I’ve been ill the last couple of days and we drove up to my Grandma’s house over the weekend. Those are my excuses for my lack of posts. I’m sure I could think of more excuses like my Carpal Tunnel has returned and is trying to bring me down or that I’m trying to cope with this whole Circle of Life crap.
Grandma isn’t doing well, at all. It doesn’t seem like she could weigh more than 50 pounds. She looks worse than those children you see on those television segments where they try to get you to sponsor a child. I’m not even kidding. She actually looks exactly like the skeletons we saw at The Human Body exhibit a few months back. It is all too much to take in at times. I have to separate my mind from the whole ordeal and just pretend this isn’t even happening. And even though she has been deteriorating for the last year, I don’t think anything could possibly prepare me for the day that we get the phone call that she has passed away.
I keep thinking back to May of last year, at Memorial Day, she was fine. And then in September of last year she was in the hospital after Chemo just about killed her and she looked like death. And since then, she has slowly gotten worse. She outlived the doctor’s predictions by almost a year… But was the year even worth it? She’s been mostly unresponsive since then and her mind has been going and going, slowly.
Anyway, that’s what has been on my mind. And I’ve been sick. So I’ve been away from the computer. I uploaded a bunch of pictures to my Flickr account from our trip to Grandma’s house this last weekend. I love going to their house because it seems like time moves so much slower in a small town. The smells, the nature, the memories. It is all so overwhelming, in a good way. When I’m there I feel like I just want to revert back to when I was 10 years old and would spend an entire summer there. Grandpa would make popcorn and serve it up in paper sacks. We’d go to Braum’s for ice cream in the evenings and he would take me fishing.

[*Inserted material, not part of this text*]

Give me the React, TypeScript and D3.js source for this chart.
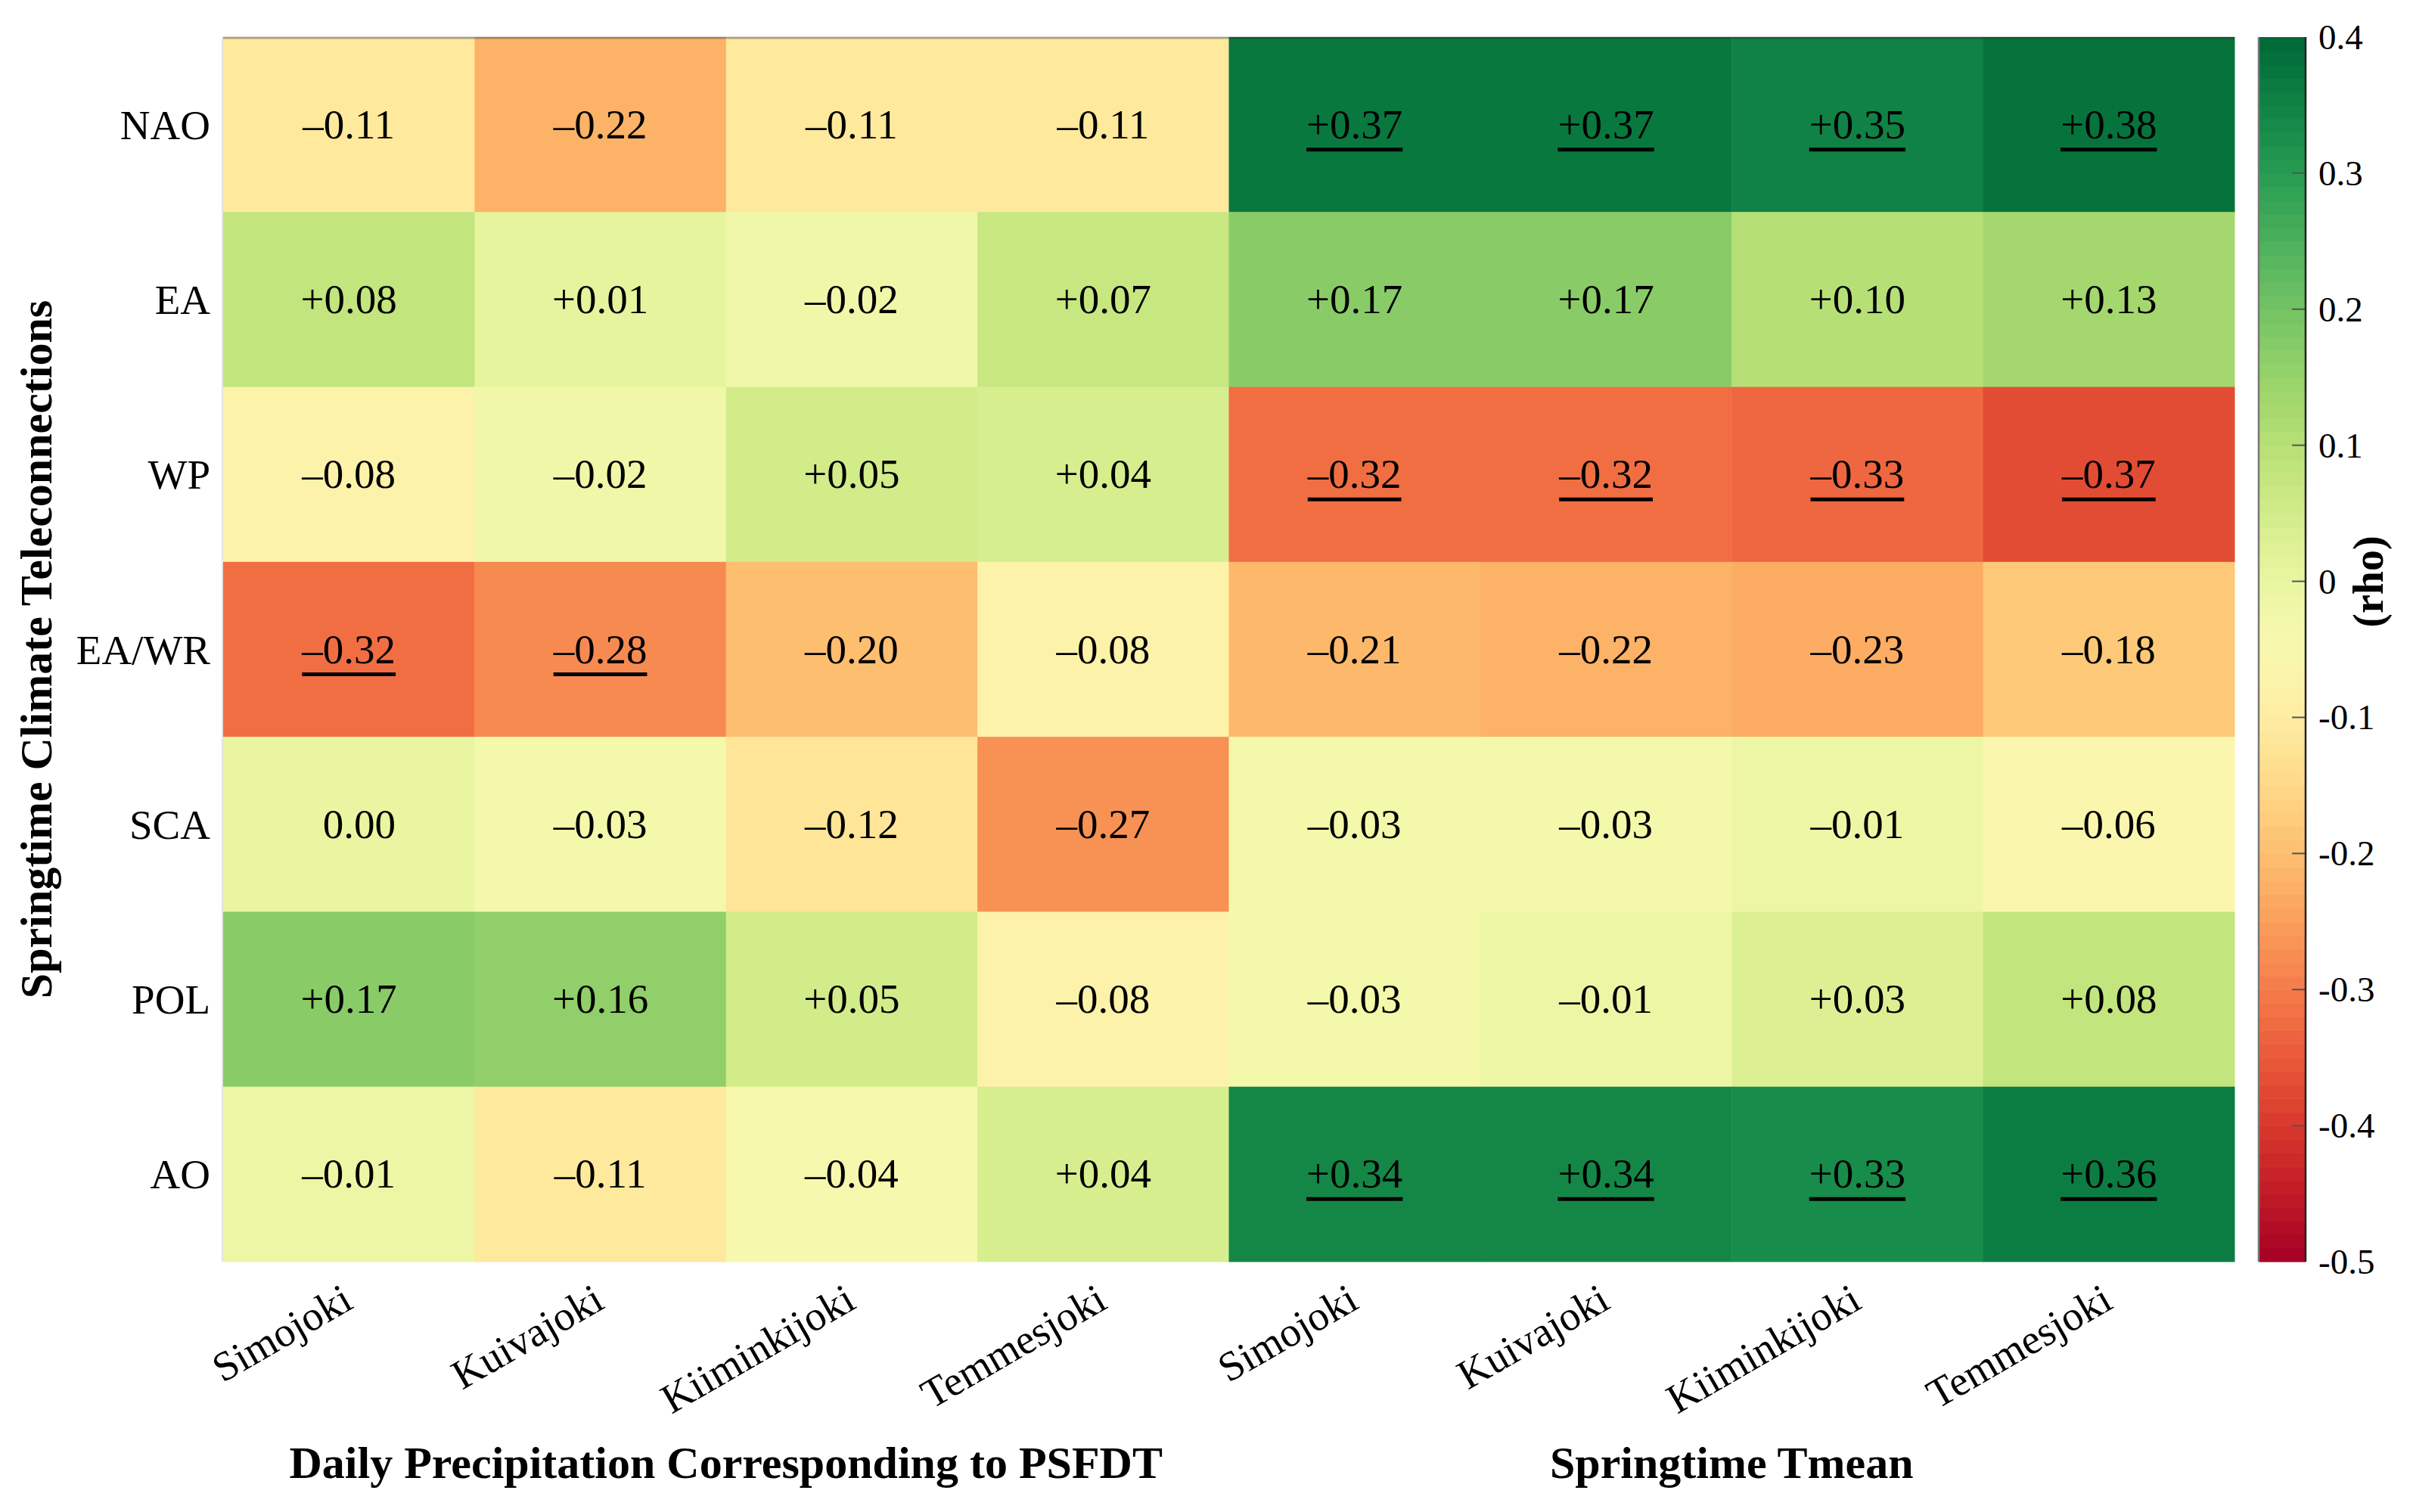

Grandpa is hanging in there. But he looks so worn. He has been taking care of Grandma because she always said she never wanted to go into a nursing home. After seeing all that he has had to do and seeing how much it is taking a toll on his own health, I told Gene to just put me into a home if I ever get that bad. I feel so bad for Grandpa but he is a true hero to me. He has done so much for her and still does to this day.